- Target says its in-house children's apparel brand Cat & Jack is the largest kids brand in the US.
- The retailer said it sells enough for every kid under 12 in the US to have eight items.
- Like all of Target's owned brands, Cat & Jack has a 1-year return policy, which parents love.
For parents of young children, the odds are pretty strong that there's at least one piece of clothing in the laundry bearing the name Cat & Jack.
The children's apparel brand Target launched back in 2016 has exploded in popularity, reeling in more than $3 billion in annual sales for the Bullseye.
Cat & Jack is "the biggest kids brand in America," said Jill Sando, Target's head of apparel merchandising, during the company's earnings call on Tuesday.
"We sell well over 300 million units of Cat & Jack a year, which comes out to about eight Cat & Jack items for every child in America under the age of 12," she added.

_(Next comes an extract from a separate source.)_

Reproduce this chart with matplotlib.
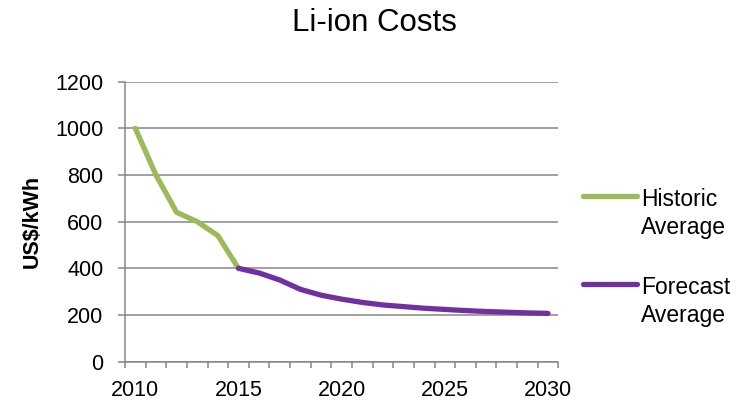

Sando also said the brand is a key driver of store visits as parents size up, stock up, and glow up with seasonal designs.
Of course, some of those repeat visits are also from parents taking advantage of Target's unusually generous one-year return policy, which extends to all of the company's 45 private-label products, including Cat & Jack.
"If you're not satisfied with any Target Owned Brand item, return it within one year with a receipt for an exchange or a refund," the policy states.
While some parents have pushed this policy to its limits, returning bags of worn-out clothes for hundreds of dollars in refunds, some stores have gotten more strict about their interpretation of the word "satisfied."
Recent videos on TikTok touting the trend increasingly receive comments lamenting how their own attempts were unsuccessful.
Other TikTokers have pointed out that shoppers can improve their odds of acceptance by checking a manufacturing label for the item's age and by using Target's Circle membership to track their purchase history.
Still, even though it may be technically legal to use Target's policy as a de facto subscription service for kid's clothing, parents might want to think twice, retail analyst Hitha Herzog previously told Business Insider.
"These are people admitting on social media that they were actually quite satisfied, but they are just finding a loophole," Herzog said. "If the return policy allows you to do that, I guess you can. But ethically, should you? I wouldn't."
More importantly for Target, policies like extended returns help instill confidence in its brands, generating a degree of loyalty that Sando says Target is keen to tap into long after a shopper's child has outgrown her last Cat & Jack t-shirt.